(This could have been a draft too, but I’m starting my vacation soon and I 
don’t want to post any more of those. Sorry.-Markus)

Current HNCP draft specifies security very vaguely, as it was originally based 
on just some napkin thoughts last year on ‘it would be nice to have 
authenticated TLVs’.

However, what are we protecting against, how, and should we go through the 
trouble at all? For all of these attacks, we have to assume _some_ network 
level access to a home network.

Let us consider potential attacks and their applicability on a home network:

[1] Pretend to be a client: no, we cannot protect against this, all clients are 
not currently authenticated and not in foreseeable future either. 802.1x not to 
even mention MACSec support on wired ports is mostly nonexistent in home 
routers.

[2] Replace upstream router on the upstream link. We cannot do anything about 
this, and as your packets already go to e.g. NSA, assumption of privacy is moot 
so this battle is lost. This attack may be harder to mount due to upstream link 
being typically wired, hard to reach, etc.

[3] Pretend to be upstream router on some other link. We can protect against 
this with fixed categories of interfaces, but securing HNCP has nothing to do 
with it as upstream router doesn’t talk HNCP.

[4] Pretend to be an inner router. 

What are their implications?

[1]: Any resource in-home _can_ be accessed and there is not much that can be 
done given access to a non-guest link. 

[2,3]: Any traffic on the Internet is public (and what else is new?).

[4]: If impersonation is possible, man-in-the-middle and potentially denial of 
service attacks on home network become possible.

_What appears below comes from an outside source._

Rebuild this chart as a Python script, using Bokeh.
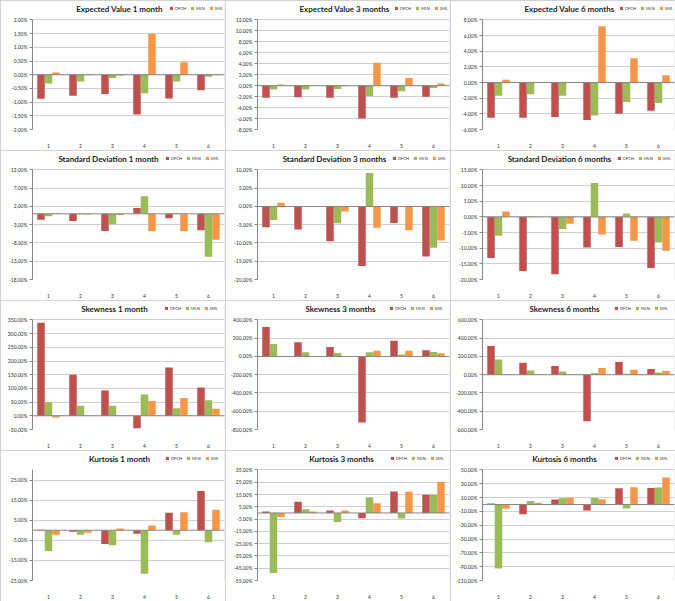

How could [4] be prevented then? In ascending order of complexity..

[S4-1] Manual configuration of categories overriding automated border 
discovery. Defining either in the actual router product, or via configuration 
which interfaces to talk HNCP (and RP) on, where potential upstream links may 
never be, can be or always are.

[S4-2] Punt on security in HNCP, and just use e.g. IPsec with manual keying as 
currently specified in the draft. Setting up the shared PSK for the set of 
routers is left to the as manual configuration exercise for the owner of the 
devices.

[S4-3] HNCP-level PSK shared among all routers. Same bootstrap issues as 
[S4-2], may be able to get rid of manually keyed IPsec dependency.

[S4-4] Some public key cryptography solution operating with just raw keys 
(there is a draft in the works on how to do this in HNCP)

[S4-5] Some public key cryptography solution with CA hierarchy (similar to 
behringer-bootstrap)

The big question is, are the S4-3+ really worth it? And what is the sane way to 
do it if they are? Can we actually become RFC with just S4-1 and S4-2? In case 
we go for public key-cryptography: what do we do about routing protocols mostly 
relying on shared secrets for authentication?